EXERCISE DETAILS: Every line below should be copied exactly; drop the pictures.
--*--
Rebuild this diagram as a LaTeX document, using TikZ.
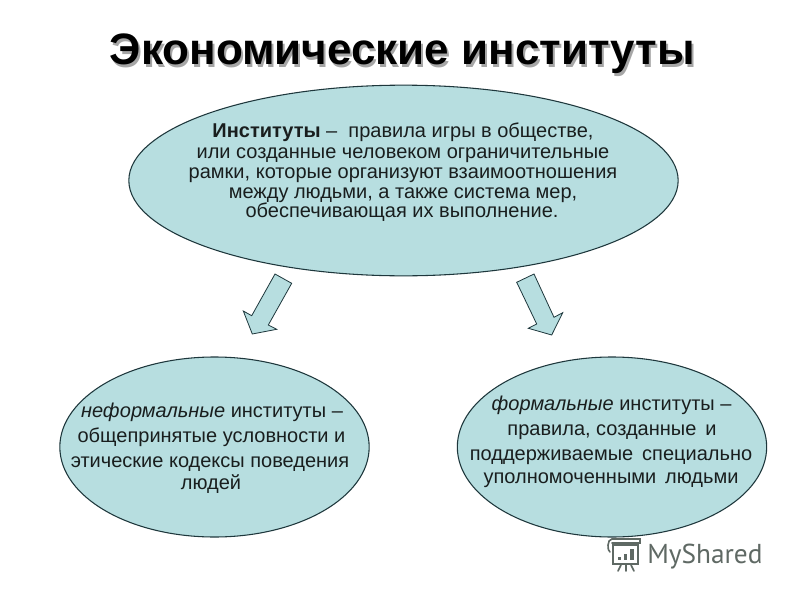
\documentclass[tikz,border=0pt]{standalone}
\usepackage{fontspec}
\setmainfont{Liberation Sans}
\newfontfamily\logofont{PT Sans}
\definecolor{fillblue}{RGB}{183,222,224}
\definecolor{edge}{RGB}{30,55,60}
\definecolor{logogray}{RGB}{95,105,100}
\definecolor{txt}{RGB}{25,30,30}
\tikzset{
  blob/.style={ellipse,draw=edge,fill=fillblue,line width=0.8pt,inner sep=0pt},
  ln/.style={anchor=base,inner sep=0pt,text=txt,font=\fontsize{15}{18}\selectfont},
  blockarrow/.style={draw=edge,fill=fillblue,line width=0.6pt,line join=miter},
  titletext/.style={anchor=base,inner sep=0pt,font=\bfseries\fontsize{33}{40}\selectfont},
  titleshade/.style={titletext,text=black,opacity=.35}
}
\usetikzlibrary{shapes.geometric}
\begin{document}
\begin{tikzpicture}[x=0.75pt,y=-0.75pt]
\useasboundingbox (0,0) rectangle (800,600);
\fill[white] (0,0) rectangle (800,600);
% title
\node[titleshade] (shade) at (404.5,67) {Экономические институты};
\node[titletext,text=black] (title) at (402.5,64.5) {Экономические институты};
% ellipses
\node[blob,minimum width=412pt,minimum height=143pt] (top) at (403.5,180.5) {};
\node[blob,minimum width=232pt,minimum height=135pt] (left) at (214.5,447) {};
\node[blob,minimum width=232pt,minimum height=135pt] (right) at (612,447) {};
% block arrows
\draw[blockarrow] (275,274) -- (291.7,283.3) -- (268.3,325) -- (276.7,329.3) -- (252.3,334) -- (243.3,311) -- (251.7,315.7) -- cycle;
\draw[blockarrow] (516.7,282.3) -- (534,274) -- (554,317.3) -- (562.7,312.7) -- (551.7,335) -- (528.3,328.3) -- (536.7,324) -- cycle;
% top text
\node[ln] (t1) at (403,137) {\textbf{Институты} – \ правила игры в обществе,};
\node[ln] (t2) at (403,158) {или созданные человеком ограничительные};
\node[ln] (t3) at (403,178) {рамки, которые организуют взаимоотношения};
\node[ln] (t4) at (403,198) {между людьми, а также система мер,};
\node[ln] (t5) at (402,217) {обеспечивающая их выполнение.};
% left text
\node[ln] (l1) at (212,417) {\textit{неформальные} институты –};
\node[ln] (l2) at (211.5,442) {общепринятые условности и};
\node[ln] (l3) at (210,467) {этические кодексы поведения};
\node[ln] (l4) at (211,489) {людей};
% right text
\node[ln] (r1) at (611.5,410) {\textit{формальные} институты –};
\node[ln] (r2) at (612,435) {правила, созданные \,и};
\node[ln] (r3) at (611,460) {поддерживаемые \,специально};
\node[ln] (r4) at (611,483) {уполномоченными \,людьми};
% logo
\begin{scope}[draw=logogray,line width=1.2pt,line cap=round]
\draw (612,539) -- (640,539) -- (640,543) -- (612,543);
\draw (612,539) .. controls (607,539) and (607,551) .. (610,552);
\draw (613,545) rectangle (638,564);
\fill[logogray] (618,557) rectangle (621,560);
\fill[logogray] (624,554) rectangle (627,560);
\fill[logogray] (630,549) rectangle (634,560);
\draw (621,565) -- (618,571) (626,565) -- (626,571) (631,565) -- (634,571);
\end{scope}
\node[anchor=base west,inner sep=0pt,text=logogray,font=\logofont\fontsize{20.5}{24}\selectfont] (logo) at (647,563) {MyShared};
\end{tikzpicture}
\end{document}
--*--
EXERCISE OUTPUT:
Rebuild this diagram as a LaTeX document, using TikZ.
\documentclass[tikz,border=0pt]{standalone}
\usepackage{fontspec}
\setmainfont{Liberation Sans}
\newfontfamily\logofont{PT Sans}
\definecolor{fillblue}{RGB}{183,222,224}
\definecolor{edge}{RGB}{30,55,60}
\definecolor{logogray}{RGB}{95,105,100}
\definecolor{txt}{RGB}{25,30,30}
\tikzset{
  blob/.style={ellipse,draw=edge,fill=fillblue,line width=0.8pt,inner sep=0pt},
  ln/.style={anchor=base,inner sep=0pt,text=txt,font=\fontsize{15}{18}\selectfont},
  blockarrow/.style={draw=edge,fill=fillblue,line width=0.6pt,line join=miter},
  titletext/.style={anchor=base,inner sep=0pt,font=\bfseries\fontsize{33}{40}\selectfont},
  titleshade/.style={titletext,text=black,opacity=.35}
}
\usetikzlibrary{shapes.geometric}
\begin{document}
\begin{tikzpicture}[x=0.75pt,y=-0.75pt]
\useasboundingbox (0,0) rectangle (800,600);
\fill[white] (0,0) rectangle (800,600);
% title
\node[titleshade] (shade) at (404.5,67) {Экономические институты};
\node[titletext,text=black] (title) at (402.5,64.5) {Экономические институты};
% ellipses
\node[blob,minimum width=412pt,minimum height=143pt] (top) at (403.5,180.5) {};
\node[blob,minimum width=232pt,minimum height=135pt] (left) at (214.5,447) {};
\node[blob,minimum width=232pt,minimum height=135pt] (right) at (612,447) {};
% block arrows
\draw[blockarrow] (275,274) -- (291.7,283.3) -- (268.3,325) -- (276.7,329.3) -- (252.3,334) -- (243.3,311) -- (251.7,315.7) -- cycle;
\draw[blockarrow] (516.7,282.3) -- (534,274) -- (554,317.3) -- (562.7,312.7) -- (551.7,335) -- (528.3,328.3) -- (536.7,324) -- cycle;
% top text
\node[ln] (t1) at (403,137) {\textbf{Институты} – \ правила игры в обществе,};
\node[ln] (t2) at (403,158) {или созданные человеком ограничительные};
\node[ln] (t3) at (403,178) {рамки, которые организуют взаимоотношения};
\node[ln] (t4) at (403,198) {между людьми, а также система мер,};
\node[ln] (t5) at (402,217) {обеспечивающая их выполнение.};
% left text
\node[ln] (l1) at (212,417) {\textit{неформальные} институты –};
\node[ln] (l2) at (211.5,442) {общепринятые условности и};
\node[ln] (l3) at (210,467) {этические кодексы поведения};
\node[ln] (l4) at (211,489) {людей};
% right text
\node[ln] (r1) at (611.5,410) {\textit{формальные} институты –};
\node[ln] (r2) at (612,435) {правила, созданные \,и};
\node[ln] (r3) at (611,460) {поддерживаемые \,специально};
\node[ln] (r4) at (611,483) {уполномоченными \,людьми};
% logo
\begin{scope}[draw=logogray,line width=1.2pt,line cap=round]
\draw (612,539) -- (640,539) -- (640,543) -- (612,543);
\draw (612,539) .. controls (607,539) and (607,551) .. (610,552);
\draw (613,545) rectangle (638,564);
\fill[logogray] (618,557) rectangle (621,560);
\fill[logogray] (624,554) rectangle (627,560);
\fill[logogray] (630,549) rectangle (634,560);
\draw (621,565) -- (618,571) (626,565) -- (626,571) (631,565) -- (634,571);
\end{scope}
\node[anchor=base west,inner sep=0pt,text=logogray,font=\logofont\fontsize{20.5}{24}\selectfont] (logo) at (647,563) {MyShared};
\end{tikzpicture}
\end{document}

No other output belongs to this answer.